As a young boy, Jin liked his life in Chinatown. He and his friends all looked the same and shared the same language and customs. However, Jin's parents wanted him to assimilate into mainstream American life more fully than they had as immigrants. Jin's mother indicates this through the story about the little boy who mimicked the behaviors of those who lived in each of the pair's new neighborhoods. Like many immigrant families, Jin's parents want their child to have a better and more prosperous life than they would have had in their native country. To achieve that, they try to give him the quintessential (white) American childhood by moving to a mostly white, suburban neighborhood. Once in school, Jin goes ever farther by perming his hair to look like Greg's naturally curly hair. However, as Wei-Chen puts it, Jin's perm makes him "look like a broccoli." By trying to fit in, Jin only makes himself stand out even more.

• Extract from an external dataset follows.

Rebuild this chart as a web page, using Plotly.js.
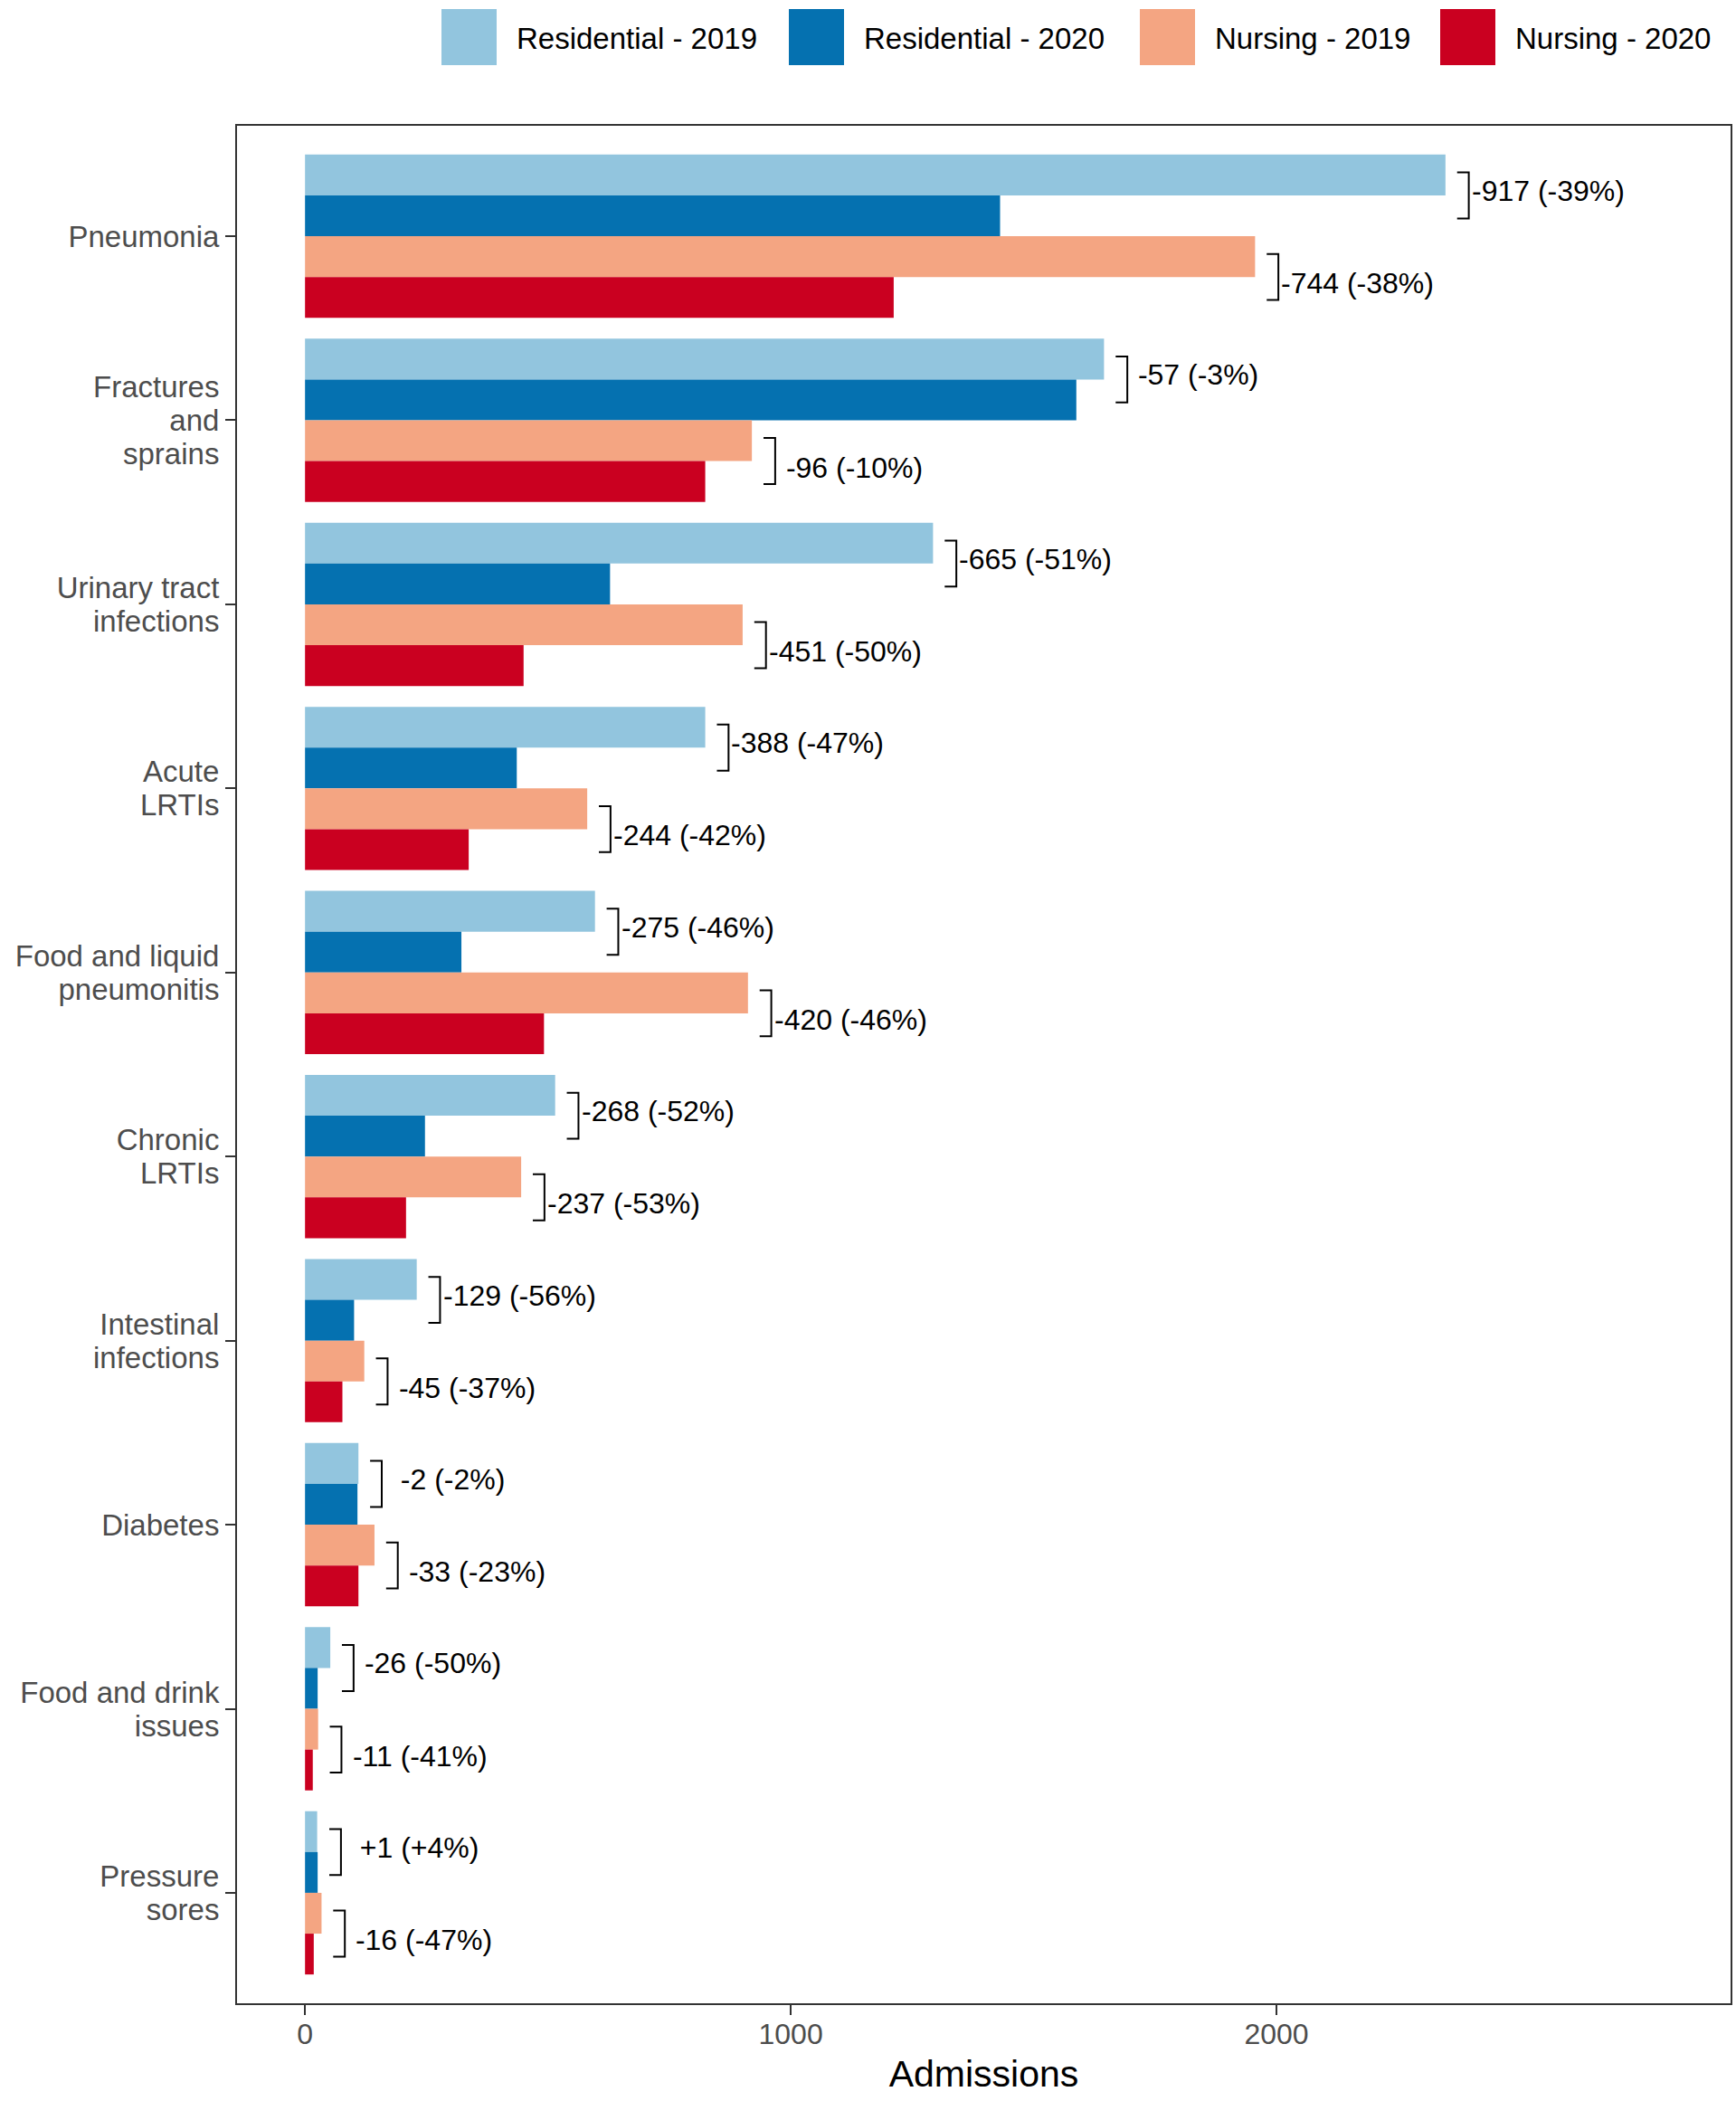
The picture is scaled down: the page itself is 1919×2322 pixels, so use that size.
<!DOCTYPE html>
<html>
<head>
<meta charset="utf-8">
<script src="https://cdn.plot.ly/plotly-3.0.1.min.js"></script>
<style>
  html, body { margin: 0; padding: 0; background: #fff; }
  #chart { width: 1919px; height: 2322px; }
</style>
</head>
<body>
<div id="chart"></div>
<script>
// categories, top to bottom
var categories = ['Pneumonia', 'Fractures<br>and<br>sprains', 'Urinary tract<br>infections',
  'Acute<br>LRTIs', 'Food and liquid<br>pneumonitis', 'Chronic<br>LRTIs',
  'Intestinal<br>infections', 'Diabetes', 'Food and drink<br>issues', 'Pressure<br>sores'];

var seriesNames = ['Residential - 2019', 'Residential - 2020', 'Nursing - 2019', 'Nursing - 2020'];
var seriesColors = ['#92c5de', '#0571b0', '#f4a582', '#ca0020'];

// admissions
var resid2019 = [2348, 1645, 1293, 824, 597, 515, 230, 110, 52, 25];
var resid2020 = [1431, 1588, 628, 436, 322, 247, 101, 108, 26, 26];
var nurs2019  = [1956, 920, 901, 581, 912, 445, 122, 143, 27, 34];
var nurs2020  = [1212, 824, 450, 337, 492, 208, 77, 110, 16, 18];

// change labels as printed on the chart
var residChange = ['-917 (-39%)', '-57 (-3%)', '-665 (-51%)', '-388 (-47%)', '-275 (-46%)',
  '-268 (-52%)', '-129 (-56%)', '-2 (-2%)', '-26 (-50%)', '+1 (+4%)'];
var nursChange = ['-744 (-38%)', '-96 (-10%)', '-451 (-50%)', '-244 (-42%)', '-420 (-46%)',
  '-237 (-53%)', '-45 (-37%)', '-33 (-23%)', '-11 (-41%)', '-16 (-47%)'];

var W = 1919, H = 2322;
var M = {l: 262, r: 6, t: 139, b: 108};
var FONT = 'Liberation Sans, Arial, sans-serif';

function px(x) { return (x - M.l) / (W - M.l - M.r); }
function py(y) { return (H - M.b - y) / (H - M.t - M.b); }

var yIdx = categories.map(function(c, i) { return i; });
var series = [resid2019, resid2020, nurs2019, nurs2020];

var data = series.map(function(vals, k) {
  return {
    type: 'bar',
    orientation: 'h',
    name: seriesNames[k],
    x: vals,
    y: yIdx,
    marker: {color: seriesColors[k], line: {width: 0}},
    hoverinfo: 'x+name'
  };
});

// pad the first token to 4 chars, like sprintf("%4s")
function pad(label) {
  var first = label.split(' ')[0];
  var n = Math.max(0, 4 - first.length);
  return '\u00a0'.repeat(n) + label;
}

var shapes = [];
var annotations = [];
var half = 0.2215;   // offset of a pair centre from the category centre
var span = 0.125;    // half height of a bracket

function bracket(yc, a, b, label, shift) {
  var xm = Math.max(a, b);
  var x0 = xm + 24, x1 = xm + 48;
  shapes.push({
    type: 'path', xref: 'x', yref: 'y',
    path: 'M' + x0 + ',' + (yc - span) + ' H' + x1 + ' V' + (yc + span) + ' H' + x0,
    line: {color: '#000', width: 2}
  });
  annotations.push({
    x: xm + 50, y: yc, xref: 'x', yref: 'y',
    text: pad(label), showarrow: false,
    xanchor: 'left', yanchor: 'middle', yshift: shift,
    font: {family: FONT, size: 32, color: '#000'}
  });
}

categories.forEach(function(c, i) {
  bracket(i - half, resid2019[i], resid2020[i], residChange[i], 5);
  bracket(i + half, nurs2019[i], nurs2020[i], nursChange[i], -7);
});

// legend drawn by hand so the swatches are big like the original
var legendLeft = [488, 872, 1260, 1592];
seriesNames.forEach(function(name, k) {
  shapes.push({
    type: 'rect', xref: 'paper', yref: 'paper',
    x0: px(legendLeft[k]), x1: px(legendLeft[k] + 61),
    y0: py(72), y1: py(10),
    fillcolor: seriesColors[k], line: {width: 0}
  });
  annotations.push({
    xref: 'paper', yref: 'paper',
    x: px(legendLeft[k] + 81), y: py(42),
    text: name, showarrow: false,
    xanchor: 'left', yanchor: 'middle',
    font: {family: FONT, size: 33, color: '#000'}
  });
});

var layout = {
  width: W,
  height: H,
  margin: M,
  paper_bgcolor: '#fff',
  plot_bgcolor: '#fff',
  showlegend: false,
  barmode: 'group',
  bargap: 0.113,
  bargroupgap: 0,
  font: {family: FONT, color: '#4d4d4d'},
  xaxis: {
    range: [-140, 2935],
    tickvals: [0, 1000, 2000],
    showgrid: false,
    zeroline: false,
    showline: true,
    mirror: true,
    linecolor: '#333',
    linewidth: 2,
    ticks: 'outside',
    ticklen: 11,
    tickwidth: 2,
    tickcolor: '#333',
    ticklabelstandoff: -6,
    tickfont: {family: FONT, size: 32, color: '#4d4d4d'},
    title: {text: 'Admissions', font: {family: FONT, size: 41, color: '#000'}, standoff: 12}
  },
  yaxis: {
    range: [9.6, -0.6],
    tickvals: yIdx,
    ticktext: categories,
    showgrid: false,
    zeroline: false,
    showline: true,
    mirror: true,
    linecolor: '#333',
    linewidth: 2,
    ticks: 'outside',
    ticklen: 11,
    tickwidth: 2,
    tickcolor: '#333',
    tickfont: {family: FONT, size: 33, color: '#4d4d4d'}
  },
  shapes: shapes,
  annotations: annotations
};

// tighter line spacing for the multi-line category labels
function tightenLabels() {
  var LS = 1.3, NEW = 1.12;
  document.querySelectorAll('#chart .ytick text').forEach(function(t) {
    var lines = t.querySelectorAll('tspan.line');
    var n = lines.length;
    if (n < 2) return;
    lines.forEach(function(ln) {
      var k = parseFloat(ln.getAttribute('dy')) / LS || 0;
      ln.setAttribute('dy', (k * NEW + (n - 1) * (LS - NEW) / 2) + 'em');
    });
  });
}

Plotly.newPlot('chart', data, layout, {displayModeBar: false, responsive: false})
  .then(tightenLabels);
</script>
</body>
</html>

Jin's experiences in American Born Chinese show that assimilation can be difficult and perhaps not always appropriate. When Jin fully commits himself to assimilation, he becomes Danny—a prototypical white teen—and refuses to associate with his Chinese cousin while also cutting off his Asian and Asian American friends. However, he's still just as insecure and lonely as ever. It takes a visit from the Monkey King to remind him that he did fit in once—when he was still hanging out with Wei-Chen and Suzy. Even his short-lived relationship with Amelia was a sign that Jin could fit in with his white classmates without completely reinventing himself and denying his true identity. It's a fine balance that takes Jin a long time to figure out.

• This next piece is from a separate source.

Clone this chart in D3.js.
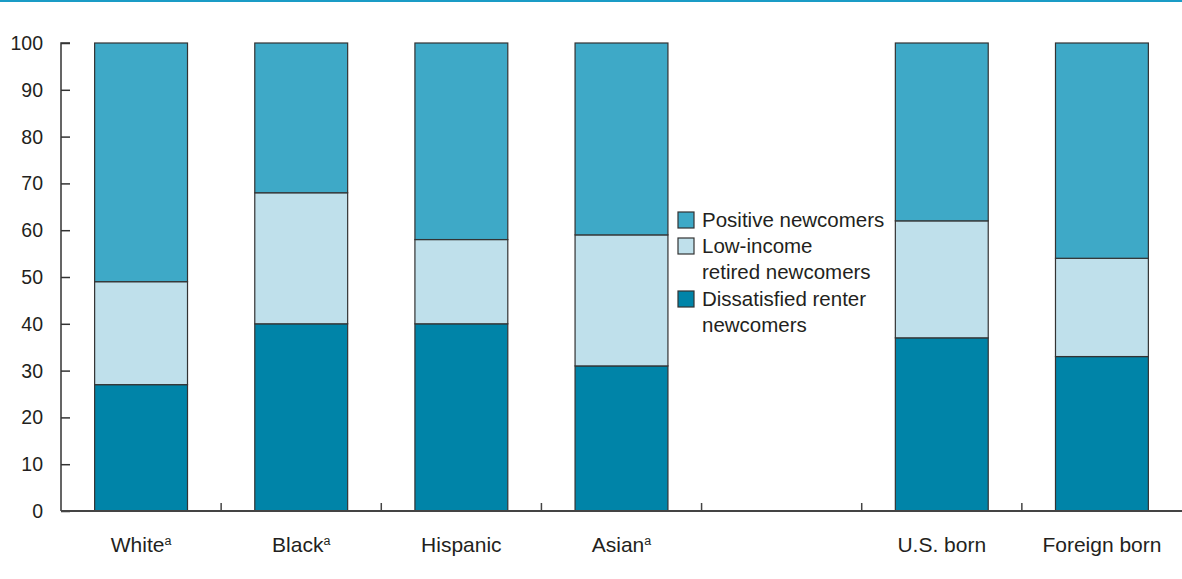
<!DOCTYPE html>
<html><head><meta charset="utf-8">
<script src="https://cdn.jsdelivr.net/npm/d3@7"></script>
<style>
body{margin:0;background:#fff;}
svg{display:block;font-family:"Liberation Sans",Arial,sans-serif;}
</style></head>
<body><svg id="c" width="1182" height="579"></svg>
<script>
const categories = ["White","Black","Hispanic","Asian","","U.S. born","Foreign born"];
const superscripts = ["a","a","","a","","",""];
const dissatisfied = [27,40,40,31,null,37,33];
const lowIncome    = [22,28,18,28,null,25,21];
const positive     = [51,32,42,41,null,38,46];
const seriesNames = ["Positive newcomers","Low-income\nretired newcomers","Dissatisfied renter\nnewcomers"];
const yTicks = [0,10,20,30,40,50,60,70,80,90,100];

const colors = {dis:"#0084a8", low:"#bfe0eb", pos:"#3ea9c7"};
const svg = d3.select("#c");
const W=1182;
const m={left:61};
const x = d3.scaleBand().domain(d3.range(categories.length)).range([m.left,W]).paddingInner(0.42).paddingOuter(0.21);
const y = d3.scaleLinear().domain([0,100]).range([511,43]);

// top rule
svg.append("rect").attr("x",0).attr("y",0).attr("width",W).attr("height",2).attr("fill","#1a9cc6");

const keys=[["dis",dissatisfied],["low",lowIncome],["pos",positive]];
categories.forEach((c,i)=>{
  if(dissatisfied[i]==null) return;
  let base=0;
  keys.forEach(([k,arr])=>{
    const v=arr[i];
    svg.append("rect").attr("x",x(i)).attr("width",x.bandwidth())
      .attr("y",y(base+v)).attr("height",y(base)-y(base+v))
      .attr("fill",colors[k]).attr("stroke","#333").attr("stroke-width",1.2);
    base+=v;
  });
});

// y axis
const ya = svg.append("g").attr("transform",`translate(${m.left},0)`)
  .call(d3.axisRight(y).tickValues(yTicks).tickSize(9).tickFormat(""));
ya.select(".domain").attr("stroke","#333").attr("stroke-width",1.5).attr("d",`M9,${y(100)}H0V${y(0)}`);
ya.selectAll(".tick line").attr("stroke","#333").attr("stroke-width",1.5);
svg.append("g").selectAll("text").data(yTicks).join("text")
  .attr("x",43).attr("y",d=>y(d)).attr("dy","0.36em").attr("text-anchor","end")
  .attr("font-size",19.5).attr("fill","#231f20").text(d=>d);

// x axis
const bounds = d3.range(1,categories.length).map(i=>x(i)-x.step()*x.paddingInner()/2);
svg.append("line").attr("x1",m.left).attr("x2",W).attr("y1",y(0)).attr("y2",y(0)).attr("stroke","#444").attr("stroke-width",1.8);
svg.append("g").selectAll("line").data(bounds).join("line")
  .attr("x1",d=>d).attr("x2",d=>d).attr("y1",y(0)).attr("y2",y(0)-8).attr("stroke","#444").attr("stroke-width",1.5);

const xl = svg.append("g").selectAll("text").data(categories).join("text")
  .attr("x",(d,i)=>x(i)+x.bandwidth()/2).attr("y",552).attr("text-anchor","middle")
  .attr("font-size",21).attr("fill","#231f20");
xl.append("tspan").text(d=>d);
xl.append("tspan").attr("font-size",12.5).attr("dy",-7).text((d,i)=>superscripts[i]);

// legend
const leg = svg.append("g");
const legColors=[colors.pos,colors.low,colors.dis];
const legY=[220,246,299];
seriesNames.forEach((n,i)=>{
  leg.append("rect").attr("x",678).attr("y",legY[i]-8).attr("width",16).attr("height",16)
    .attr("fill",legColors[i]).attr("stroke","#333").attr("stroke-width",1.2);
  n.split("\n").forEach((line,j)=>{
    leg.append("text").attr("x",702).attr("y",legY[i]+j*26).attr("dy","0.36em")
      .attr("font-size",20.5).attr("fill","#231f20").text(line);
  });
});
</script></body></html>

Jin, Suzy, and Wei-Chen endure a lot of racist taunts from their white classmates in American Born Chinese. However, they also have to deal with more subtle forms of racism. When Jin moves to the suburbs, his teacher, Mrs. Greeder, automatically assumes that Jin and his family "moved to [the] neighborhood all the way from China." The same thing happens to Wei-Chen when he joins Jin's class in fifth grade. There are two forms of racism exhibited here. One is that all people of Chinese descent were born in China. The other is that Asian countries and cultures are interchangeable. Wei-Chen is from Taiwan, which is an island off the coast of mainland China. Likewise, Suzy Nakamura is Japanese, but her classmates assume that she and Jin should date because they're "the same." Timmy exhibits overt racism in his declaration that, "My momma says Chinese people eat dogs." Mrs. Greeder is more subtly racist when she observes that Jin's family "probably stopped that sort of thing" once they moved to the United States. Even though she thinks she's supporting Jin, she's reinforcing a racist stereotype.

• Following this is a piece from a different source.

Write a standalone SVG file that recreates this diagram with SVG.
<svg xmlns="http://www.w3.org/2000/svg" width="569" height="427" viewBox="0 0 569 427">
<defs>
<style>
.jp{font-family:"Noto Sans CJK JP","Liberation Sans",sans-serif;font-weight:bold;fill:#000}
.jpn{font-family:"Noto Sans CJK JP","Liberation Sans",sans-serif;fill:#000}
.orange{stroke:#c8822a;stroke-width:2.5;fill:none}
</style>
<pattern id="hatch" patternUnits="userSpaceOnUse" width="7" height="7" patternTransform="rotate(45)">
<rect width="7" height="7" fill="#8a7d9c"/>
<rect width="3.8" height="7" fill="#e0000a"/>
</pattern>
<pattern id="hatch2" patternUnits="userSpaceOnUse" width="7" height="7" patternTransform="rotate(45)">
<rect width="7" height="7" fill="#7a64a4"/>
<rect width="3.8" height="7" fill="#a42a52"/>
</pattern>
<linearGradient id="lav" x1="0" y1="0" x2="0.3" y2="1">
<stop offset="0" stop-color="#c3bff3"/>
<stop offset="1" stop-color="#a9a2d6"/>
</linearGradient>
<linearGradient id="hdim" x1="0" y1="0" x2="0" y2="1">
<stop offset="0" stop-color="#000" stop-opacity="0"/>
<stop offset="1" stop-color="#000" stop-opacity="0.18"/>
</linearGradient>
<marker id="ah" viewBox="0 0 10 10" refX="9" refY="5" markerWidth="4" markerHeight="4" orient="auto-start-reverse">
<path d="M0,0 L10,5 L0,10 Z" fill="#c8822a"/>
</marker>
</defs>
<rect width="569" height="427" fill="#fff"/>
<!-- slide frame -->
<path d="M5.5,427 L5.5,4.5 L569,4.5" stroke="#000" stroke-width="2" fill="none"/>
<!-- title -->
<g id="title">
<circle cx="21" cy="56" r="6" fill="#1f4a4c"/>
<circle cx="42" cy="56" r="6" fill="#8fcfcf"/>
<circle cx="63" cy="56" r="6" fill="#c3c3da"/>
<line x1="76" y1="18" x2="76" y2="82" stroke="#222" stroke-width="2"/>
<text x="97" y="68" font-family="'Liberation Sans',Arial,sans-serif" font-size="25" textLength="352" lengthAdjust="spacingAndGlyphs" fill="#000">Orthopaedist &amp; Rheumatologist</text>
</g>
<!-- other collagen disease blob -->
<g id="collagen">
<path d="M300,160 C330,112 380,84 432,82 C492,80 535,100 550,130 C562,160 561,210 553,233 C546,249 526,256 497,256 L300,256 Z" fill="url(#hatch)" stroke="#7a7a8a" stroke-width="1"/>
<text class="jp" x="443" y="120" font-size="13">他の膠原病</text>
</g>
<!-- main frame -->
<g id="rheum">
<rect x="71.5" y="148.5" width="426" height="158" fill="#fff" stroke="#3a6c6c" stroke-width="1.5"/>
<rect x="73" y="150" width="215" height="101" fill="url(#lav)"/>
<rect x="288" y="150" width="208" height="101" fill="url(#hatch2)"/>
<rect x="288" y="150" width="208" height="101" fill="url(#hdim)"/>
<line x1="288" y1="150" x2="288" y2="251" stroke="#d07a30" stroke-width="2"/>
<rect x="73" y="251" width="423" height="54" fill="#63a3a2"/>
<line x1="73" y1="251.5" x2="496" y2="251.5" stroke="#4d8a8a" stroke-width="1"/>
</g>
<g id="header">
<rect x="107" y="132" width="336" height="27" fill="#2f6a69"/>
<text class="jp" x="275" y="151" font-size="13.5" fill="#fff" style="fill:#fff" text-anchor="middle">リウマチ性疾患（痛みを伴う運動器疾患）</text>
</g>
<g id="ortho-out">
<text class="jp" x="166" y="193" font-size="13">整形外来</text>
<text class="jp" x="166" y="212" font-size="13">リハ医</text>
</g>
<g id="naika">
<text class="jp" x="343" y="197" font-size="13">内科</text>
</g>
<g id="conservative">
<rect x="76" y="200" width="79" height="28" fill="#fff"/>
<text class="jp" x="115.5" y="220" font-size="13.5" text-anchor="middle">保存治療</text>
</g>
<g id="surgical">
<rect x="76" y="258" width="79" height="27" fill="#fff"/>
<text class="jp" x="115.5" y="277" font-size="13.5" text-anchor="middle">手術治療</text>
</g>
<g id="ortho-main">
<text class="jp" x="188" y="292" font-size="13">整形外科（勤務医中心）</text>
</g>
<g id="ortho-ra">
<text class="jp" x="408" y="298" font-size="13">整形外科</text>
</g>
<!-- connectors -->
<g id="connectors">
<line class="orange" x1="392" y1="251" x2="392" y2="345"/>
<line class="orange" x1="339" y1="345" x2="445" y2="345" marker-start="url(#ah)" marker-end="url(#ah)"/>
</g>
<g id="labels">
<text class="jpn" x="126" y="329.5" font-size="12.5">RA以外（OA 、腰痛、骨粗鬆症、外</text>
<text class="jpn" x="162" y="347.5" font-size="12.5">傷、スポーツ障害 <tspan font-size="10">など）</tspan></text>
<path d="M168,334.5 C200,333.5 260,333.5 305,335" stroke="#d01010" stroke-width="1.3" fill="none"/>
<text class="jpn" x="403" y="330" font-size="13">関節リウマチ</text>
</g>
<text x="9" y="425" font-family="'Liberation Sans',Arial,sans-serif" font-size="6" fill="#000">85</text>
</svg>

Author Gene Luen Yang also addresses racism through the character of Chin-Kee. According to Yang, Chin-Kee is an amalgamation of every stereotype Westerners have about Asians. Chin-Kee is drawn with exaggerated features and an outdated hairstyle and clothing. He uses Chinese takeout cartons as luggage, has difficulty pronouncing certain consonants, and lusts after Jin's white female classmates. He eats cats, sings badly, and urinates in someone's can of Coke. Each of Chin-Kee's outlandish actions is designed to startle readers—making them reconsider stereotypes they may hold and how stereotypes affect their view of Asians and Asian Americans. Yang's goal isn't to end racism and discrimination against people of Asian descent—although that would be nice. He instead acknowledges stereotypes held by Westerners and asks readers to examine their role in perpetuating them. That is the first step in combatting racial inequality.